Data section:
-.-.-

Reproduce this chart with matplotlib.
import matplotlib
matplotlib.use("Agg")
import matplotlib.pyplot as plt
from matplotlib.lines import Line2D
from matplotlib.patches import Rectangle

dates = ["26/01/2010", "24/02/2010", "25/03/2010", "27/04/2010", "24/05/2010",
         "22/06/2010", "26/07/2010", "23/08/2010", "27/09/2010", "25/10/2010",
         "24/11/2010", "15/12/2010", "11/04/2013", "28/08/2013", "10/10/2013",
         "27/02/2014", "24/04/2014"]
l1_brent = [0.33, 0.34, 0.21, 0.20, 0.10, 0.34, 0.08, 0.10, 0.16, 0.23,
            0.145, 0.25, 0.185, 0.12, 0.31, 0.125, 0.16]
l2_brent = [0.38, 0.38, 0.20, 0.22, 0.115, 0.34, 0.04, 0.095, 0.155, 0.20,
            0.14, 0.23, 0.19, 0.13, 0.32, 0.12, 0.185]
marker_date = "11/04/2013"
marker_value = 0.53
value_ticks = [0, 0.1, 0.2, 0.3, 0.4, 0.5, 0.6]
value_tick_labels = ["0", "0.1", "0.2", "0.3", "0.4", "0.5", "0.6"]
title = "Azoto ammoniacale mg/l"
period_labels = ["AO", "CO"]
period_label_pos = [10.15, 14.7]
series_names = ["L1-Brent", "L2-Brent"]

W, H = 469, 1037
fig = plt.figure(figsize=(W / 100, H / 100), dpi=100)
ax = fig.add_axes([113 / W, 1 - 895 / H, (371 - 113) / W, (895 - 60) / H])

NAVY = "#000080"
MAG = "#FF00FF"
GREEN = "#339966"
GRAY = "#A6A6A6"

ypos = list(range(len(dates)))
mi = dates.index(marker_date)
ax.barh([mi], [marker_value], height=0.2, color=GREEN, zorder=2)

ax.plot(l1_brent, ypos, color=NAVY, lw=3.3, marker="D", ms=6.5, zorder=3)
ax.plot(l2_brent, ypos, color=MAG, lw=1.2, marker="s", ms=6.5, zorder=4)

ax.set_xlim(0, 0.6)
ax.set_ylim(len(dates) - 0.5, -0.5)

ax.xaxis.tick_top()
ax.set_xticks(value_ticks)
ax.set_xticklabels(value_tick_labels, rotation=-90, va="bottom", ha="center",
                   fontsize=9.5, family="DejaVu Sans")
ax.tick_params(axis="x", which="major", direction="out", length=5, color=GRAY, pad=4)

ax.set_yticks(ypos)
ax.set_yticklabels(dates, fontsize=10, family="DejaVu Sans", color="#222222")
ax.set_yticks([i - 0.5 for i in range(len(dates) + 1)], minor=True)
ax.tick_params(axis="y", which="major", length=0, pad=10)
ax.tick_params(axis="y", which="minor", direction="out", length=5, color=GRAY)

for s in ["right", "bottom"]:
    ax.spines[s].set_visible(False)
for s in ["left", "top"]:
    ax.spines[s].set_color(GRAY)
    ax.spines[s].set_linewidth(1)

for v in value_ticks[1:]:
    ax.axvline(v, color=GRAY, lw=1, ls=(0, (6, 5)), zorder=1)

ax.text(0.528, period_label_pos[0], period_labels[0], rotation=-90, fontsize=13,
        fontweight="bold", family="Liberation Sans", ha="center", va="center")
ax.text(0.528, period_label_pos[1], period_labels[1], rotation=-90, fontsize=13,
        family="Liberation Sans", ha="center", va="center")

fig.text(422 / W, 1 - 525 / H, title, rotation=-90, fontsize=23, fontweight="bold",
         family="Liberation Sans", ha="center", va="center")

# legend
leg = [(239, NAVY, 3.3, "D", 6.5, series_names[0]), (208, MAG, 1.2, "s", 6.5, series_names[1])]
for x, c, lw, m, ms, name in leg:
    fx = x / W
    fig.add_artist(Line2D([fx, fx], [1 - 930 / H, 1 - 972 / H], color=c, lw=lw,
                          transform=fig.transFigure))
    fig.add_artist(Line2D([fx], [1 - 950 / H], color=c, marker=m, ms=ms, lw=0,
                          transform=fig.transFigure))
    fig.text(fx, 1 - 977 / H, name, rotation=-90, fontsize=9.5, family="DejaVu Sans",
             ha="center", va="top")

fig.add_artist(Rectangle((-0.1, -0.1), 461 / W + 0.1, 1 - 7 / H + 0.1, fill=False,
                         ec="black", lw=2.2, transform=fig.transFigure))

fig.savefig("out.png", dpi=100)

-.-.-

Work required: Write out the listing once more, matching it exactly.

Exercise answer:
Reproduce this chart with matplotlib.
import matplotlib
matplotlib.use("Agg")
import matplotlib.pyplot as plt
from matplotlib.lines import Line2D
from matplotlib.patches import Rectangle

dates = ["26/01/2010", "24/02/2010", "25/03/2010", "27/04/2010", "24/05/2010",
         "22/06/2010", "26/07/2010", "23/08/2010", "27/09/2010", "25/10/2010",
         "24/11/2010", "15/12/2010", "11/04/2013", "28/08/2013", "10/10/2013",
         "27/02/2014", "24/04/2014"]
l1_brent = [0.33, 0.34, 0.21, 0.20, 0.10, 0.34, 0.08, 0.10, 0.16, 0.23,
            0.145, 0.25, 0.185, 0.12, 0.31, 0.125, 0.16]
l2_brent = [0.38, 0.38, 0.20, 0.22, 0.115, 0.34, 0.04, 0.095, 0.155, 0.20,
            0.14, 0.23, 0.19, 0.13, 0.32, 0.12, 0.185]
marker_date = "11/04/2013"
marker_value = 0.53
value_ticks = [0, 0.1, 0.2, 0.3, 0.4, 0.5, 0.6]
value_tick_labels = ["0", "0.1", "0.2", "0.3", "0.4", "0.5", "0.6"]
title = "Azoto ammoniacale mg/l"
period_labels = ["AO", "CO"]
period_label_pos = [10.15, 14.7]
series_names = ["L1-Brent", "L2-Brent"]

W, H = 469, 1037
fig = plt.figure(figsize=(W / 100, H / 100), dpi=100)
ax = fig.add_axes([113 / W, 1 - 895 / H, (371 - 113) / W, (895 - 60) / H])

NAVY = "#000080"
MAG = "#FF00FF"
GREEN = "#339966"
GRAY = "#A6A6A6"

ypos = list(range(len(dates)))
mi = dates.index(marker_date)
ax.barh([mi], [marker_value], height=0.2, color=GREEN, zorder=2)

ax.plot(l1_brent, ypos, color=NAVY, lw=3.3, marker="D", ms=6.5, zorder=3)
ax.plot(l2_brent, ypos, color=MAG, lw=1.2, marker="s", ms=6.5, zorder=4)

ax.set_xlim(0, 0.6)
ax.set_ylim(len(dates) - 0.5, -0.5)

ax.xaxis.tick_top()
ax.set_xticks(value_ticks)
ax.set_xticklabels(value_tick_labels, rotation=-90, va="bottom", ha="center",
                   fontsize=9.5, family="DejaVu Sans")
ax.tick_params(axis="x", which="major", direction="out", length=5, color=GRAY, pad=4)

ax.set_yticks(ypos)
ax.set_yticklabels(dates, fontsize=10, family="DejaVu Sans", color="#222222")
ax.set_yticks([i - 0.5 for i in range(len(dates) + 1)], minor=True)
ax.tick_params(axis="y", which="major", length=0, pad=10)
ax.tick_params(axis="y", which="minor", direction="out", length=5, color=GRAY)

for s in ["right", "bottom"]:
    ax.spines[s].set_visible(False)
for s in ["left", "top"]:
    ax.spines[s].set_color(GRAY)
    ax.spines[s].set_linewidth(1)

for v in value_ticks[1:]:
    ax.axvline(v, color=GRAY, lw=1, ls=(0, (6, 5)), zorder=1)

ax.text(0.528, period_label_pos[0], period_labels[0], rotation=-90, fontsize=13,
        fontweight="bold", family="Liberation Sans", ha="center", va="center")
ax.text(0.528, period_label_pos[1], period_labels[1], rotation=-90, fontsize=13,
        family="Liberation Sans", ha="center", va="center")

fig.text(422 / W, 1 - 525 / H, title, rotation=-90, fontsize=23, fontweight="bold",
         family="Liberation Sans", ha="center", va="center")

# legend
leg = [(239, NAVY, 3.3, "D", 6.5, series_names[0]), (208, MAG, 1.2, "s", 6.5, series_names[1])]
for x, c, lw, m, ms, name in leg:
    fx = x / W
    fig.add_artist(Line2D([fx, fx], [1 - 930 / H, 1 - 972 / H], color=c, lw=lw,
                          transform=fig.transFigure))
    fig.add_artist(Line2D([fx], [1 - 950 / H], color=c, marker=m, ms=ms, lw=0,
                          transform=fig.transFigure))
    fig.text(fx, 1 - 977 / H, name, rotation=-90, fontsize=9.5, family="DejaVu Sans",
             ha="center", va="top")

fig.add_artist(Rectangle((-0.1, -0.1), 461 / W + 0.1, 1 - 7 / H + 0.1, fill=False,
                         ec="black", lw=2.2, transform=fig.transFigure))

fig.savefig("out.png", dpi=100)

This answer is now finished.